Hi there
i have a problem with the velocity . i dont undersatand why the velocity is 0.0
the full code is:
import matplotlib.pyplot as plt
from fenics import *
from dolfin import *
import numpy as np
from mshr import*
p1 = Point(np.array([1.0, 0.0]))
p2 = Point(np.array([2.0, -0.2]))
p3 = Point(np.array([6.0, 0.2]))
c0 = Circle(p1,1)
R = Rectangle (p2,p3)
vessie = R+c0
mesh = generate_mesh (vessie , 64)
plt.figure(figsize=(20, 8))
plot(mesh, title="Mesh")
mark = {"generic": 0,
"wall1": 1,
"wall2": 2,
"right": 3 }
#Fonction pour le maillage
subdomains = MeshFunction("size_t", mesh, 1)

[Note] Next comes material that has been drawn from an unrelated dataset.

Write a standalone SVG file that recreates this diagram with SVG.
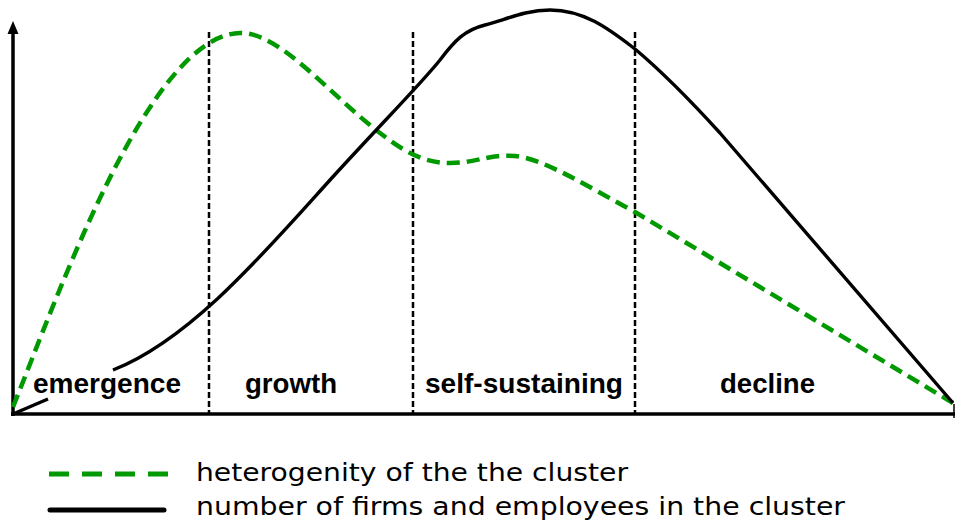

subdomains.set_all(mark["generic"])
#Partie droite des conditions aux bords
class Right(SubDomain):
def inside(self, x, on_boundary):
return on_boundary and near(x[0], 6.0)
#Parois
class Wall1(SubDomain):
def inside(self, x, on_boundary):
return on_boundary and near (x[1], -0.2) or near (x[1],0.2 )
class Wall2(SubDomain):
def inside(self, x, on_boundary):
return on_boundary and near (x[1]*x[1]+x[0]*x[0] ,1)
#application parois
wall1 = Wall1()
wall2 = Wall2()
wall1.mark(subdomains, mark["wall1"])
wall2.mark(subdomains, mark["wall2"])
#application a droite
right = Right()
right.mark(subdomains, mark["right"])
#définitioon de l'espace des fonctions
P2 = VectorElement('P', triangle, 2)
P1 = FiniteElement('P', triangle, 1)
TH = P2 * P1
W = FunctionSpace(mesh, TH)
# Definition du problème variationel
(u, p) = TrialFunctions(W)
(v, q) = TestFunctions(W)
#integral de volume et de surface
dx = Measure("dx", domain=mesh, subdomain_data=subdomains)
ds = Measure("ds", domain=mesh, subdomain_data=subdomains)
# Surface normale
n = FacetNormal(mesh)
# Pression des deux cotés
p_wall2 = 2000.00
p_right = 0.0
# pression des deux coté codées pour DOLFIN:
pressure_wall2 = Constant(p_wall2)
pressure_right = Constant(p_right)
#force
force = Constant((0.0, 0.0))
#Utilisation de DOLFIN
a = inner(grad(u), grad(v))*dx - p*div(v)*dx + q*div(u)*dx
L = inner(force, v) * dx \
- p_right * inner(n, v) * ds(mark["right"]) - p_wall2 * inner(n, v) * ds(mark["wall2"])
#conditions de vitesse aux bords de la parois
noslip = Constant((0.0, 0.0))
bcu_wall = DirichletBC(W.sub(0), noslip, subdomains, mark["wall1"])
#Résolution
w = Function(W)
#solve(a == L, w, bcu)
solve(a == L, w, bcu_wall)
# Split using deep copy
(u, p) = w.split(True)
u
u.vector().get_local()
# Plot solution
plt.figure(figsize=(20, 8))
plot(u, title="Velocity")
plot§